_WRITTEN TASK_
Each line that includes the word "this" counts once; give the total and nothing more.

————

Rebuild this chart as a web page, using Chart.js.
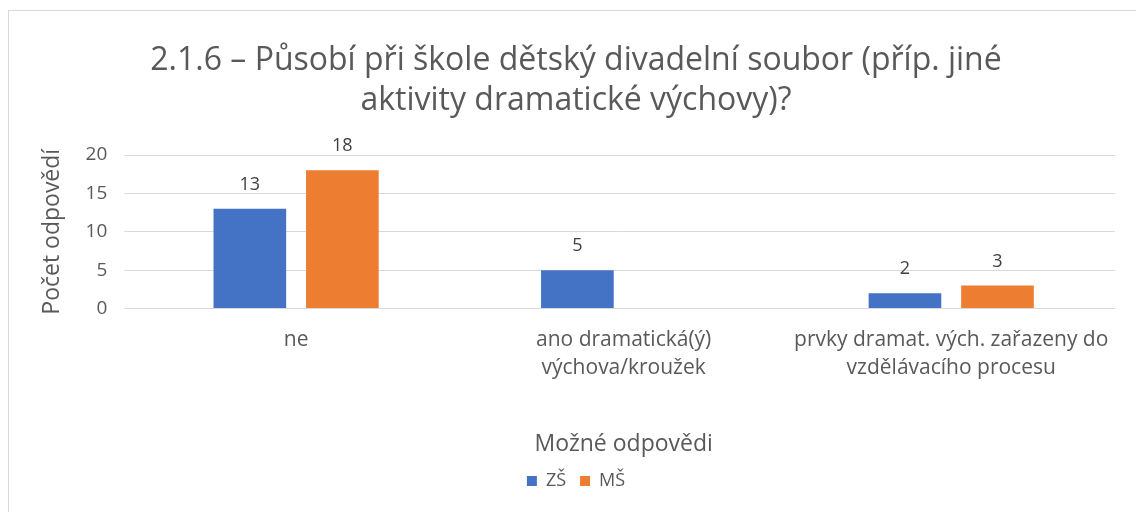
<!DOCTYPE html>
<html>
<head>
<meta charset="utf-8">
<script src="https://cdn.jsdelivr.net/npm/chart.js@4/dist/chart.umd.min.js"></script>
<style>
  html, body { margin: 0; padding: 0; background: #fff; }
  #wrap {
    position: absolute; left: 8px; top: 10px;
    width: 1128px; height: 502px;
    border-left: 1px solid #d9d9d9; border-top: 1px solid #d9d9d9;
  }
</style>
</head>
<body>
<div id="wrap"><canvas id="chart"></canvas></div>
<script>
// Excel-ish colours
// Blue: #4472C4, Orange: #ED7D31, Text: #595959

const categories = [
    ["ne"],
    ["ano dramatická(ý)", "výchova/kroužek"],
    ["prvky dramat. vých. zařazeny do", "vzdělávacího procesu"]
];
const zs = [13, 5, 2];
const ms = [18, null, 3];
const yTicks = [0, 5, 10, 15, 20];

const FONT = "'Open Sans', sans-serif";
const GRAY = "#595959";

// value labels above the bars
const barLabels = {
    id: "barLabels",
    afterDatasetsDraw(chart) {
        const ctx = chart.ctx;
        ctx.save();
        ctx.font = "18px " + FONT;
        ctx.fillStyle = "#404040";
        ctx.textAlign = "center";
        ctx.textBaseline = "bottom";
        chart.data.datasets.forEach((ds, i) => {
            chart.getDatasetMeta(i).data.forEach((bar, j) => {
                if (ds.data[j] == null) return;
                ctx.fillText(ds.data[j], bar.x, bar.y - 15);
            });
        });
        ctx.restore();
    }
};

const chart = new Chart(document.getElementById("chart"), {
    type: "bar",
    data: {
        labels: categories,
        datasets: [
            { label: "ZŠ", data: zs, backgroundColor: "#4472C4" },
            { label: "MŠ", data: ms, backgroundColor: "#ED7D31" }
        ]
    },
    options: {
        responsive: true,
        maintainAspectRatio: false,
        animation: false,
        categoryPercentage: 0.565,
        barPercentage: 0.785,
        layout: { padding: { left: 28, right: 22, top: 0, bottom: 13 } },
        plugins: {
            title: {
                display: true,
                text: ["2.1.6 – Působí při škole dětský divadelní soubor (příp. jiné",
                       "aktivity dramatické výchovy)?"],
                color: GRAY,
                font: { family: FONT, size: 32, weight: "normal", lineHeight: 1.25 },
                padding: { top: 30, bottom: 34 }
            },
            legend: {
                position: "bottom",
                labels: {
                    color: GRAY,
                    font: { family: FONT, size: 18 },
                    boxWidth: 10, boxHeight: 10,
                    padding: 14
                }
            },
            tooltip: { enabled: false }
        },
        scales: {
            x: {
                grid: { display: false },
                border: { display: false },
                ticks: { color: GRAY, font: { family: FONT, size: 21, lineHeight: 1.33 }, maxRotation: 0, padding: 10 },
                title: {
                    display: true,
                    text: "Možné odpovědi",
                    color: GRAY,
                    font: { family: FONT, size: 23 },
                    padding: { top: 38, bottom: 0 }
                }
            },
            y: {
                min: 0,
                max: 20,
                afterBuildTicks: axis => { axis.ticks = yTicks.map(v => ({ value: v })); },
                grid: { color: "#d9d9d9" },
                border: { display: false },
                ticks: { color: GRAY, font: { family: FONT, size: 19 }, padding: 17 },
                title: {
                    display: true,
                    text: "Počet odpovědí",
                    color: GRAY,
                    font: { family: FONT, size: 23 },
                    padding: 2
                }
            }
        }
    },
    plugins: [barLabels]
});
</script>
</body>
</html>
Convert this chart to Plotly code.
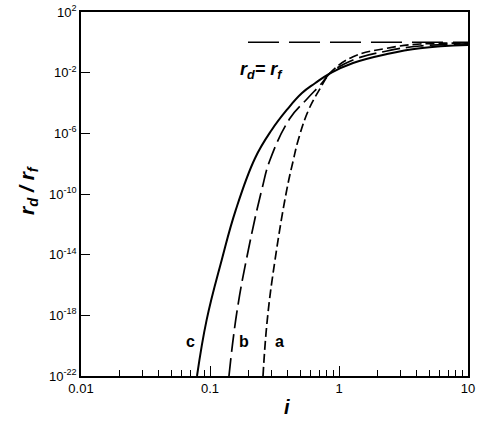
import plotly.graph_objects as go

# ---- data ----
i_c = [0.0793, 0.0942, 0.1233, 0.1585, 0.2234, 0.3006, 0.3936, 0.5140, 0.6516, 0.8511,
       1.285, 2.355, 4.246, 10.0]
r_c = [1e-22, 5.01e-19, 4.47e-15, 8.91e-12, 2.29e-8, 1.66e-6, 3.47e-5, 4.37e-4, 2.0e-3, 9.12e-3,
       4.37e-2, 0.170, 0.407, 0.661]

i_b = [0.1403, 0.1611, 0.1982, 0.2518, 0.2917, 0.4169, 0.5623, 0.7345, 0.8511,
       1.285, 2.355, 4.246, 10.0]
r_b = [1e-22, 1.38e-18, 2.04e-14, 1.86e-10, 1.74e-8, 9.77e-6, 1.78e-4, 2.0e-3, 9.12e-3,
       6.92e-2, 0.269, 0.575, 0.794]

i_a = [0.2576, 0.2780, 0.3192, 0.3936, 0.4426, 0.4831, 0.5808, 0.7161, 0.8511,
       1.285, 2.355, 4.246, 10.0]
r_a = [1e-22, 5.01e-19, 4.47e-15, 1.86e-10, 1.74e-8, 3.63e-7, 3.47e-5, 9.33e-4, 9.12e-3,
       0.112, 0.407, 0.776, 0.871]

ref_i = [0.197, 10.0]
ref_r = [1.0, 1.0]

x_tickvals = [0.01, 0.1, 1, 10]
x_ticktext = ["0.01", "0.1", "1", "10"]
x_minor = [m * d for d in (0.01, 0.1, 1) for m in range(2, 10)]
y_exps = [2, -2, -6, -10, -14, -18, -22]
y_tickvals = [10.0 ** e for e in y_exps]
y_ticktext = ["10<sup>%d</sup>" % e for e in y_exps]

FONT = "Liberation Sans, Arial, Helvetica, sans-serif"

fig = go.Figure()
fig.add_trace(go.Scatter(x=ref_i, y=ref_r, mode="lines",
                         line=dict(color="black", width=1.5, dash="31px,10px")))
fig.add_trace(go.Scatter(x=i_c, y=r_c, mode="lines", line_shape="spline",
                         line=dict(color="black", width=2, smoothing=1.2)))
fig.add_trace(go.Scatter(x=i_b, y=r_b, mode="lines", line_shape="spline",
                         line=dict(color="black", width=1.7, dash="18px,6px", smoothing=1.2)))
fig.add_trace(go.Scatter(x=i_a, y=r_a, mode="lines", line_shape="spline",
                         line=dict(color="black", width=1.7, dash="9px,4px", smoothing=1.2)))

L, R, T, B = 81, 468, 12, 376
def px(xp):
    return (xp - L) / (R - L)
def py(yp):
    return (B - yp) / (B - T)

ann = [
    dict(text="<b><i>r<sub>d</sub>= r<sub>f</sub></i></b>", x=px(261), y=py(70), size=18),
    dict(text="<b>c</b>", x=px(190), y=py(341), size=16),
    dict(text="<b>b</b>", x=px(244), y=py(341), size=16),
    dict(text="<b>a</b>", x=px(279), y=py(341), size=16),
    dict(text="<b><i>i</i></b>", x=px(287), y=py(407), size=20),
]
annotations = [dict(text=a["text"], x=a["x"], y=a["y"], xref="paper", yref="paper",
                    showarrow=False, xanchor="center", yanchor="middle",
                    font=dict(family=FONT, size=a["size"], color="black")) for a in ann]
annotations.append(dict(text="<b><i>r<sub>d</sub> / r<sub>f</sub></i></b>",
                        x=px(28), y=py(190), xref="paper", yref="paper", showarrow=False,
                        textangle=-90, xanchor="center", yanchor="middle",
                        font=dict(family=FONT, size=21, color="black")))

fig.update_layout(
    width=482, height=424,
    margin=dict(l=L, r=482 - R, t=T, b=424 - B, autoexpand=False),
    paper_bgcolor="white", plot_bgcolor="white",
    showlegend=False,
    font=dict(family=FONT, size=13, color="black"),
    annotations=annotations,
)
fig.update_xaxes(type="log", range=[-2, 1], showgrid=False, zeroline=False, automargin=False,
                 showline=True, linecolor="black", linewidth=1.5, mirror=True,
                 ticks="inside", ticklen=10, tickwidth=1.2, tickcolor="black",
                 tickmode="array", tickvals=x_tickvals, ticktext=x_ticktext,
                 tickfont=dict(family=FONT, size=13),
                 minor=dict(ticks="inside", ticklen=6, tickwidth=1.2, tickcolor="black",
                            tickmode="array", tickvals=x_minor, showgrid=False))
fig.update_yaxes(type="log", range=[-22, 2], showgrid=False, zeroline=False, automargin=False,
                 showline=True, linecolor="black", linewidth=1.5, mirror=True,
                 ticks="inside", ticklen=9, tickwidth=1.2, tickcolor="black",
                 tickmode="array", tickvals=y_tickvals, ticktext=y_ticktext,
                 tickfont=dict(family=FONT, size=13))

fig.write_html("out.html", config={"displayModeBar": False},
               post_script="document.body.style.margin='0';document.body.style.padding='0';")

————

_WORKED ANSWER_
2